The good works which spring forth from this new and joyful obedience to the Savior will look different in each of our lives. And here is the really amazing thing: in doing good to others, Jesus reveals that we are actually doing good to him as Jesus himself tells us: “For I was hungry and you gave me food, I was thirsty and you gave me something to drink, I was a stranger and you welcomed me, I was naked and you gave me clothing, I was sick and you took care of me, I was in prison and you visited me” (Matthew 31:35-36). Whatever good we may be permitted to do in this life, these good works are not by accident or happenstance! The Word of God is very clear in this regard: “For by grace you have been saved through faith, and this is not your own doing; it is the gift of God — not because of works, so that no one may boast. For we are what he has made us, created in Christ Jesus for good works, which God prepared beforehand to be our way of life” (Ephesians 2:8-10).
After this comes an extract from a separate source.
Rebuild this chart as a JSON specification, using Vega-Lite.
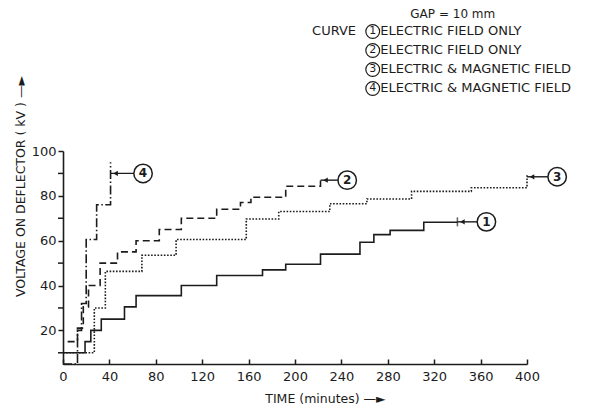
{
  "$schema": "https://vega.github.io/schema/vega-lite/v6.json",
  "width": 464,
  "height": 213,
  "autosize": "none",
  "padding": {"left": 63, "top": 151, "right": 75, "bottom": 43},
  "background": "white",
  "config": {"font": "DejaVu Sans", "view": {"stroke": null}},
  "datasets": {
    "curves": [
      {"curve": "1", "t": 0, "v": 10}, {"curve": "1", "t": 19, "v": 15}, {"curve": "1", "t": 24, "v": 20},
      {"curve": "1", "t": 33, "v": 25}, {"curve": "1", "t": 53, "v": 30.5}, {"curve": "1", "t": 63, "v": 35.5},
      {"curve": "1", "t": 102, "v": 40}, {"curve": "1", "t": 132.5, "v": 44.5}, {"curve": "1", "t": 172, "v": 47},
      {"curve": "1", "t": 192, "v": 49.5}, {"curve": "1", "t": 222, "v": 54}, {"curve": "1", "t": 256, "v": 59.3},
      {"curve": "1", "t": 268, "v": 62.7}, {"curve": "1", "t": 282, "v": 64.6}, {"curve": "1", "t": 311, "v": 68.2},
      {"curve": "1", "t": 340, "v": 68.2},
      {"curve": "2", "t": 4, "v": 15}, {"curve": "2", "t": 12.5, "v": 21}, {"curve": "2", "t": 17.5, "v": 30.5},
      {"curve": "2", "t": 22, "v": 40}, {"curve": "2", "t": 32, "v": 50}, {"curve": "2", "t": 47, "v": 55},
      {"curve": "2", "t": 63, "v": 60}, {"curve": "2", "t": 83, "v": 65}, {"curve": "2", "t": 102, "v": 70},
      {"curve": "2", "t": 132.5, "v": 74}, {"curve": "2", "t": 153, "v": 77}, {"curve": "2", "t": 162, "v": 79.4},
      {"curve": "2", "t": 192, "v": 84.3}, {"curve": "2", "t": 222, "v": 88},
      {"curve": "3", "t": 0, "v": 10}, {"curve": "3", "t": 27, "v": 30}, {"curve": "3", "t": 36.5, "v": 46.3},
      {"curve": "3", "t": 68, "v": 53.5}, {"curve": "3", "t": 97.5, "v": 60.5}, {"curve": "3", "t": 158, "v": 69.7},
      {"curve": "3", "t": 186, "v": 73}, {"curve": "3", "t": 230, "v": 76.5}, {"curve": "3", "t": 262, "v": 78.6},
      {"curve": "3", "t": 300.5, "v": 82}, {"curve": "3", "t": 352, "v": 83.6}, {"curve": "3", "t": 400, "v": 90},
      {"curve": "4", "t": 0, "v": 5}, {"curve": "4", "t": 12.5, "v": 20}, {"curve": "4", "t": 16, "v": 32},
      {"curve": "4", "t": 20, "v": 60.5}, {"curve": "4", "t": 29, "v": 76}, {"curve": "4", "t": 41, "v": 95}
    ],
    "ends": [
      {"curve": "1", "t_end": 340, "t_label": 365, "v_label": 68.4},
      {"curve": "2", "t_end": 222, "t_label": 245, "v_label": 87},
      {"curve": "3", "t_end": 400, "t_label": 426, "v_label": 88.5},
      {"curve": "4", "t_end": 41, "t_label": 69, "v_label": 90}
    ],
    "legend": [
      {"curve": "1", "desc": "ELECTRIC FIELD ONLY"},
      {"curve": "2", "desc": "ELECTRIC FIELD ONLY"},
      {"curve": "3", "desc": "ELECTRIC & MAGNETIC FIELD"},
      {"curve": "4", "desc": "ELECTRIC & MAGNETIC FIELD"}
    ],
    "minorTicks": [{"tick": 10}, {"tick": 30}, {"tick": 50}, {"tick": 70}, {"tick": 90}]
  },
  "layer": [
    {
      "data": {"name": "curves"},
      "mark": {"type": "line", "interpolate": "step-after", "color": "#1c1c1c"},
      "encoding": {
        "x": {
          "field": "t", "type": "quantitative",
          "scale": {"domain": [0, 400], "nice": false, "zero": false},
          "axis": {
            "values": [0, 40, 80, 120, 160, 200, 240, 280, 320, 360, 400],
            "title": "TIME (minutes) —►",
            "grid": false, "tickSize": -5, "labelFlush": false, "labelPadding": 11,
            "labelFontSize": 13, "labelColor": "#1c1c1c",
            "domainColor": "#1c1c1c", "domainWidth": 1.6, "tickColor": "#1c1c1c", "tickWidth": 1.5,
            "titleFontSize": 12.5, "titleFontWeight": "normal", "titleColor": "#1c1c1c",
            "titleX": 262, "titleY": 34, "titleAlign": "center", "titleBaseline": "middle"
          }
        },
        "y": {
          "field": "v", "type": "quantitative",
          "scale": {"domain": [5, 100], "nice": false, "zero": false},
          "axis": {
            "values": [20, 40, 60, 80, 100],
            "title": "VOLTAGE ON DEFLECTOR ( kV ) —►",
            "grid": false, "tickSize": 5, "labelPadding": 2, "labelFlush": false,
            "labelFontSize": 13, "labelColor": "#1c1c1c",
            "domainColor": "#1c1c1c", "domainWidth": 1.6, "tickColor": "#1c1c1c", "tickWidth": 1.5,
            "titleFontSize": 12.5, "titleFontWeight": "normal", "titleColor": "#1c1c1c",
            "titleX": -43, "titleY": 35, "titleAngle": 270, "titleAlign": "center", "titleBaseline": "middle"
          }
        },
        "strokeDash": {
          "field": "curve", "type": "nominal",
          "scale": {"domain": ["1", "2", "3", "4"], "range": [[1, 0], [7, 4], [1.6, 1.6], [9, 2.5, 1.5, 2.5]]},
          "legend": null
        },
        "strokeWidth": {
          "field": "curve", "type": "nominal",
          "scale": {"domain": ["1", "2", "3", "4"], "range": [1.6, 1.6, 5, 1.6]},
          "legend": null
        }
      }
    },
    {
      "data": {"name": "minorTicks"},
      "mark": {"type": "rule", "color": "#1c1c1c", "strokeWidth": 1.5, "xOffset": -5, "x2Offset": 0},
      "encoding": {
        "x": {"datum": 0},
        "x2": {"datum": 0},
        "y": {"field": "tick", "type": "quantitative"}
      }
    },
    {
      "data": {"name": "ends"},
      "mark": {"type": "rule", "color": "#1c1c1c", "strokeWidth": 1.4},
      "encoding": {
        "x": {"field": "t_end", "type": "quantitative"},
        "x2": {"field": "t_label"},
        "y": {"field": "v_label", "type": "quantitative"}
      }
    },
    {
      "data": {"name": "ends"},
      "mark": {"type": "point", "shape": "triangle-left", "filled": true, "color": "#1c1c1c", "size": 28, "xOffset": 5, "opacity": 1},
      "encoding": {
        "x": {"field": "t_end", "type": "quantitative"},
        "y": {"field": "v_label", "type": "quantitative"}
      }
    },
    {
      "data": {"name": "ends"},
      "transform": [{"filter": "datum.curve === '1'"}],
      "mark": {"type": "tick", "orient": "vertical", "color": "#1c1c1c", "size": 9, "thickness": 1.5},
      "encoding": {
        "x": {"field": "t_end", "type": "quantitative"},
        "y": {"field": "v_label", "type": "quantitative"}
      }
    },
    {
      "data": {"name": "ends"},
      "mark": {"type": "point", "shape": "circle", "filled": true, "fill": "white", "stroke": "#1c1c1c", "strokeWidth": 1.5, "size": 340, "opacity": 1},
      "encoding": {
        "x": {"field": "t_label", "type": "quantitative"},
        "y": {"field": "v_label", "type": "quantitative"}
      }
    },
    {
      "data": {"name": "ends"},
      "mark": {"type": "text", "fontSize": 12, "fontWeight": "bold", "color": "#1c1c1c", "baseline": "middle", "align": "center"},
      "encoding": {
        "x": {"field": "t_label", "type": "quantitative"},
        "y": {"field": "v_label", "type": "quantitative"},
        "text": {"field": "curve"}
      }
    },
    {
      "data": {"values": [{}]},
      "mark": {"type": "text", "fontSize": 12, "color": "#1c1c1c", "align": "center", "baseline": "middle", "text": "GAP = 10 mm"},
      "encoding": {"x": {"datum": 336}, "y": {"datum": 161.3}}
    },
    {
      "data": {"values": [{}]},
      "mark": {"type": "text", "fontSize": 13, "color": "#1c1c1c", "align": "left", "baseline": "middle", "text": "CURVE"},
      "encoding": {"x": {"datum": 214.7}, "y": {"datum": 153.3}}
    },
    {
      "data": {"name": "legend"},
      "mark": {"type": "point", "shape": "circle", "filled": false, "stroke": "#1c1c1c", "strokeWidth": 1.2, "size": 190, "opacity": 1},
      "encoding": {
        "x": {"datum": 267},
        "y": {"datum": 153.3},
        "yOffset": {"field": "curve", "type": "nominal", "scale": {"type": "point", "range": [0, 57], "padding": 0}}
      }
    },
    {
      "data": {"name": "legend"},
      "mark": {"type": "text", "fontSize": 11, "color": "#1c1c1c", "align": "center", "baseline": "middle"},
      "encoding": {
        "x": {"datum": 267},
        "y": {"datum": 153.3},
        "yOffset": {"field": "curve", "type": "nominal", "scale": {"type": "point", "range": [0, 57], "padding": 0}},
        "text": {"field": "curve"}
      }
    },
    {
      "data": {"name": "legend"},
      "mark": {"type": "text", "fontSize": 13, "color": "#1c1c1c", "align": "left", "baseline": "middle"},
      "encoding": {
        "x": {"datum": 273.5},
        "y": {"datum": 153.3},
        "yOffset": {"field": "curve", "type": "nominal", "scale": {"type": "point", "range": [0, 57], "padding": 0}},
        "text": {"field": "desc"}
      }
    }
  ]
}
Lutherans love those first two verses from Ephesians 2 because they’re all about free and undeserved grace! But let us not forget verse 10 which reminds us that God has created us for good works which flow out of that gift of grace through faith, and that these good works have been prepared for us by God.
Confident that because we are loved and forgiven by God for Jesus’ sake, therefore we go forth from the Lord’s house to love and serve our neighbor for Jesus’ sake. That is the new obedience. May the Lord help us to do this for Jesus’ sake. Amen.